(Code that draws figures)
■ ■ ■ ■

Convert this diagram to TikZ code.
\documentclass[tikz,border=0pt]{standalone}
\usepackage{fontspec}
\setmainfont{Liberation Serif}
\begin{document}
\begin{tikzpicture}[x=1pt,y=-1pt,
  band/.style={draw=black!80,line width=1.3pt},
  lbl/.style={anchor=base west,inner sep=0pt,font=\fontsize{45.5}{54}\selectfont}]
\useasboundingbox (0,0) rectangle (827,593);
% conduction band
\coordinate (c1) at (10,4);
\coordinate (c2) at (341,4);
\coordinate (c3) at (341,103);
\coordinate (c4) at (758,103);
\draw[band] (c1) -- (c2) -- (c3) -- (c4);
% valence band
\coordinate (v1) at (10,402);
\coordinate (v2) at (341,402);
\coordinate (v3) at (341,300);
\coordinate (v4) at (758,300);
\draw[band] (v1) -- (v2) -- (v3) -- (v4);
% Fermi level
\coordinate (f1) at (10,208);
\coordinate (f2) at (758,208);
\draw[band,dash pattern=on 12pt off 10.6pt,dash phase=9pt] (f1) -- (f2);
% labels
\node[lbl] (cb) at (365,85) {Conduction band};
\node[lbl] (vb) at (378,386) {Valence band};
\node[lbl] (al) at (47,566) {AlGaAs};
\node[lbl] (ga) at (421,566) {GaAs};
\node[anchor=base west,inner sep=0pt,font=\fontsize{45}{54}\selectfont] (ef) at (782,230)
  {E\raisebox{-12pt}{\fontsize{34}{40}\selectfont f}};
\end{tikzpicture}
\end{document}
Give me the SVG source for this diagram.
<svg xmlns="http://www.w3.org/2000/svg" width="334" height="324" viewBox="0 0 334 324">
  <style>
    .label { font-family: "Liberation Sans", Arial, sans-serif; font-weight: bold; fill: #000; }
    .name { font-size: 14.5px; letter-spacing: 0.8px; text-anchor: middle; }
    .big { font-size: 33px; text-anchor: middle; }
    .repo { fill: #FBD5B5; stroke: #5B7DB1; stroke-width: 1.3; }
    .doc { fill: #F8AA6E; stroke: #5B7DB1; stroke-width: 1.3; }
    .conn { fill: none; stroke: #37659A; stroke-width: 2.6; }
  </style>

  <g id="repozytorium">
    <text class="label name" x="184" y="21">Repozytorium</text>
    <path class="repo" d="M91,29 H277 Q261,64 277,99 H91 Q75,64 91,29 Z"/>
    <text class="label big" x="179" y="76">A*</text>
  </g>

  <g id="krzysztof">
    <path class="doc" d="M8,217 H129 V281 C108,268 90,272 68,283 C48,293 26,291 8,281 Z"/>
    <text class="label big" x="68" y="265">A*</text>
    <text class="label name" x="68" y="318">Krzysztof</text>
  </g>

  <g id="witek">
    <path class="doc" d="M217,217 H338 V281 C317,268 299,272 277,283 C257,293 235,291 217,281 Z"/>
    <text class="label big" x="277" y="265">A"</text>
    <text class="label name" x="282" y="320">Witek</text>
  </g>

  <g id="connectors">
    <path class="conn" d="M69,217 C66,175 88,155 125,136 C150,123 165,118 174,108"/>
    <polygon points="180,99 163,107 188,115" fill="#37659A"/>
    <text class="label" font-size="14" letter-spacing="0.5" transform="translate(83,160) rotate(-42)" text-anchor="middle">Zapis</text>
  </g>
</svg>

■ ■ ■ ■

**What you have to do**
Return all of the data exactly as it reads.

**Answer to this exercise**
Convert this diagram to TikZ code.
\documentclass[tikz,border=0pt]{standalone}
\usepackage{fontspec}
\setmainfont{Liberation Serif}
\begin{document}
\begin{tikzpicture}[x=1pt,y=-1pt,
  band/.style={draw=black!80,line width=1.3pt},
  lbl/.style={anchor=base west,inner sep=0pt,font=\fontsize{45.5}{54}\selectfont}]
\useasboundingbox (0,0) rectangle (827,593);
% conduction band
\coordinate (c1) at (10,4);
\coordinate (c2) at (341,4);
\coordinate (c3) at (341,103);
\coordinate (c4) at (758,103);
\draw[band] (c1) -- (c2) -- (c3) -- (c4);
% valence band
\coordinate (v1) at (10,402);
\coordinate (v2) at (341,402);
\coordinate (v3) at (341,300);
\coordinate (v4) at (758,300);
\draw[band] (v1) -- (v2) -- (v3) -- (v4);
% Fermi level
\coordinate (f1) at (10,208);
\coordinate (f2) at (758,208);
\draw[band,dash pattern=on 12pt off 10.6pt,dash phase=9pt] (f1) -- (f2);
% labels
\node[lbl] (cb) at (365,85) {Conduction band};
\node[lbl] (vb) at (378,386) {Valence band};
\node[lbl] (al) at (47,566) {AlGaAs};
\node[lbl] (ga) at (421,566) {GaAs};
\node[anchor=base west,inner sep=0pt,font=\fontsize{45}{54}\selectfont] (ef) at (782,230)
  {E\raisebox{-12pt}{\fontsize{34}{40}\selectfont f}};
\end{tikzpicture}
\end{document}
Give me the SVG source for this diagram.
<svg xmlns="http://www.w3.org/2000/svg" width="334" height="324" viewBox="0 0 334 324">
  <style>
    .label { font-family: "Liberation Sans", Arial, sans-serif; font-weight: bold; fill: #000; }
    .name { font-size: 14.5px; letter-spacing: 0.8px; text-anchor: middle; }
    .big { font-size: 33px; text-anchor: middle; }
    .repo { fill: #FBD5B5; stroke: #5B7DB1; stroke-width: 1.3; }
    .doc { fill: #F8AA6E; stroke: #5B7DB1; stroke-width: 1.3; }
    .conn { fill: none; stroke: #37659A; stroke-width: 2.6; }
  </style>

  <g id="repozytorium">
    <text class="label name" x="184" y="21">Repozytorium</text>
    <path class="repo" d="M91,29 H277 Q261,64 277,99 H91 Q75,64 91,29 Z"/>
    <text class="label big" x="179" y="76">A*</text>
  </g>

  <g id="krzysztof">
    <path class="doc" d="M8,217 H129 V281 C108,268 90,272 68,283 C48,293 26,291 8,281 Z"/>
    <text class="label big" x="68" y="265">A*</text>
    <text class="label name" x="68" y="318">Krzysztof</text>
  </g>

  <g id="witek">
    <path class="doc" d="M217,217 H338 V281 C317,268 299,272 277,283 C257,293 235,291 217,281 Z"/>
    <text class="label big" x="277" y="265">A"</text>
    <text class="label name" x="282" y="320">Witek</text>
  </g>

  <g id="connectors">
    <path class="conn" d="M69,217 C66,175 88,155 125,136 C150,123 165,118 174,108"/>
    <polygon points="180,99 163,107 188,115" fill="#37659A"/>
    <text class="label" font-size="14" letter-spacing="0.5" transform="translate(83,160) rotate(-42)" text-anchor="middle">Zapis</text>
  </g>
</svg>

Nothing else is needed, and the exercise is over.